Mrs Simson has a recurring problem with a dislocated hip that leaves her in excruciating pain and prevents her from walking.
Clinical best practice suggests her hip needs to be x-rayed then repositioned under general anesthetic and within six hours.
Instead, she's been taken to Coolah, which has no doctor on-call, and wouldn't have the services to be able to re-set her hip if there was one.
The rural advocate lives just 130 kilometres from Tamworth Regional Referral Hospital - but no ambulance will take her across the border. Their policy is to transport patients to the nearest LHD hospital, whether or not it has proper services available.
After a three-day wait for hospital transfer in Coolah she's often sent to Dubbo Base Hospital, which is 70 kilometres further than Tamworth.
For the rural advocate, that has meant nights being driven to hospital in the back of a truck while downing painkillers.
In one case, an ambulance turned up, helped her into a family vehicle, then left.
Today's hospitals can't and don't provide emergency care, she said.

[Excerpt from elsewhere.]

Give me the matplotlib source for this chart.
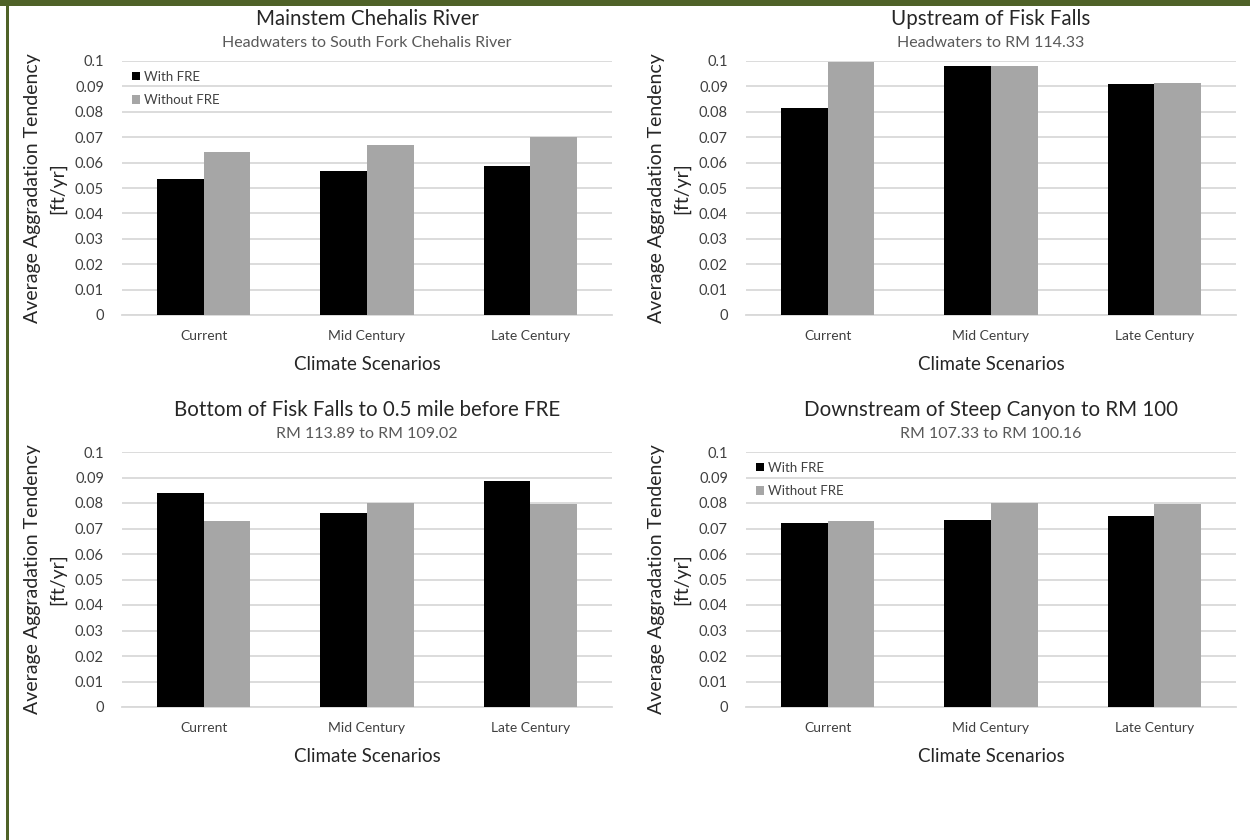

That might not be good enough - but at the moment it is true.
She said government needs to urgently invest in additional rural ambulance services in order to allow drivers to take patients to the most clinically appropriate hospital - not necessarily the closest, and not necessarily in the same district.
"We need to deal with the fact that people are still being taken to [small regional understaffed hospitals] who need emergency care," she said.
"Ambulance services, because they need to cover their community, unless it's life and death and there are very strict conditions around that, then they're required to take the patient to their nearest local health service, irrespective of whether there's a doctor there."
Mrs Simson spoke as an advocate for the bush and Liverpool Plains farmer, not in her role as head of the NFF. But her high-profile advocacy should speak louder than most.
The upper house health outcomes and access to health and hospital services in rural, regional and remote New South Wales inquiry will hold its first hearing in March.